Myanmar beauty queen stuck in airport limbo

Myanmar beauty queen stuck in airport limbo

Supporters appeal to Thai authorities not to send junta critic Han Lay back to Myanmar

Han Lay, seen here during a media interview in Bangkok in March last year, is seeking to obtain refugee status. (Bangkok Post file photo)
Han Lay, seen here during a media interview in Bangkok in March last year, is seeking to obtain refugee status. (Bangkok Post file photo)

A beauty queen who spoke out against Myanmar’s military rulers remained stranded at Suvarnabhumi airport for a third day on Friday, hoping to be granted entry, as activists and her employer urged authorities not to send her back to her homeland.

Han Lay captured international attention last year with a moving speech at the Miss Grand International pageant in Bangkok, where she called for urgent help for Myanmar’s people. She has been denied entry by the Immigration Bureau, despite having taken refuge in Thailand for the past year.

The 23-year-old model, whose real name is Thaw Nandar Aung, was stopped at the airport on Wednesday after returning from a brief visit to Vietnam. Immigration officials said she was using invalid travel documents. Local reports on Thursday speculated that the Myanmar government might have cancelled her passport.

In a post on her verified Facebook page on Friday, the former psychology student said she feared the Myanmar police would come and get her at the airport.

“I request to Thai authority from here please help for me,” she wrote in English, adding that she had contacted the UN refugee agency.

A Thai official told AFP that Myanmar police had not spoken to her and said it was up to her to decide where to fly to from Bangkok.

The event management team that works with Han Lay said they hoped she could re-enter Thailand.

“The only thing we want is her not to return to Myanmar because if she returns, we don’t not know what will happen to her,” said a representative, who declined to be identified because she was not authorised to speak to media.

Asked about Han Lay’s case on Friday, Foreign Ministry spokesperson Tanee Sangrat said authorities “did not make an arrest and have no plans to send her anywhere at this stage”.

Thailand has often been caught up in tugs of war between countries seeking the return of citizens and activists who say those individuals would be persecuted if sent home.

These included an Australia-based football player arrested in Thailand in 2018 at the request of Bahrain for criticising its monarchy, and an 18-year-old Saudi woman who was stranded at the Bangkok airport after fleeing her family.

A Myanmar junta spokesman could not be reached for comment on Han Lay’s case.

She and her manager have said she was the subject of an Interpol red notice, the highest alert level for an individual. Thai police and the Immigration Bureau have declined to comment and Reuters could not independently confirm such a notice.

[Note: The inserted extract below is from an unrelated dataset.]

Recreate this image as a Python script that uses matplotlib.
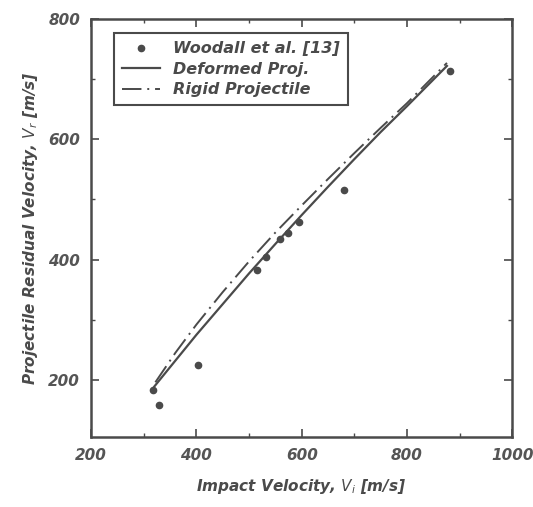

The UN High Commissioner for Refugees said its policy was to not confirm individual cases.

Phil Robertson of Human Rights Watch said on Twitter that Thai authorities should grant Han Lay protection and “under no circumstances” return her to Myanmar.

While in Bangkok competing in Miss Grand International in March last year, Han Lay spoke out against the coup, which ousted the civilian government led by Aung San Suu Kyi.

“I want to say from here to the world: please support the Myanmar people,” she told a local news outlet. “So many people die in Myanmar by the guns of the military. … Please save us.”

Myanmar has been in chaos since the coup, with the junta struggling to quell resistance to its rule.

A military crackdown on dissent has left more than 2,300 civilians dead, according to a local monitoring group. The junta puts the civilian death toll at almost 3,900.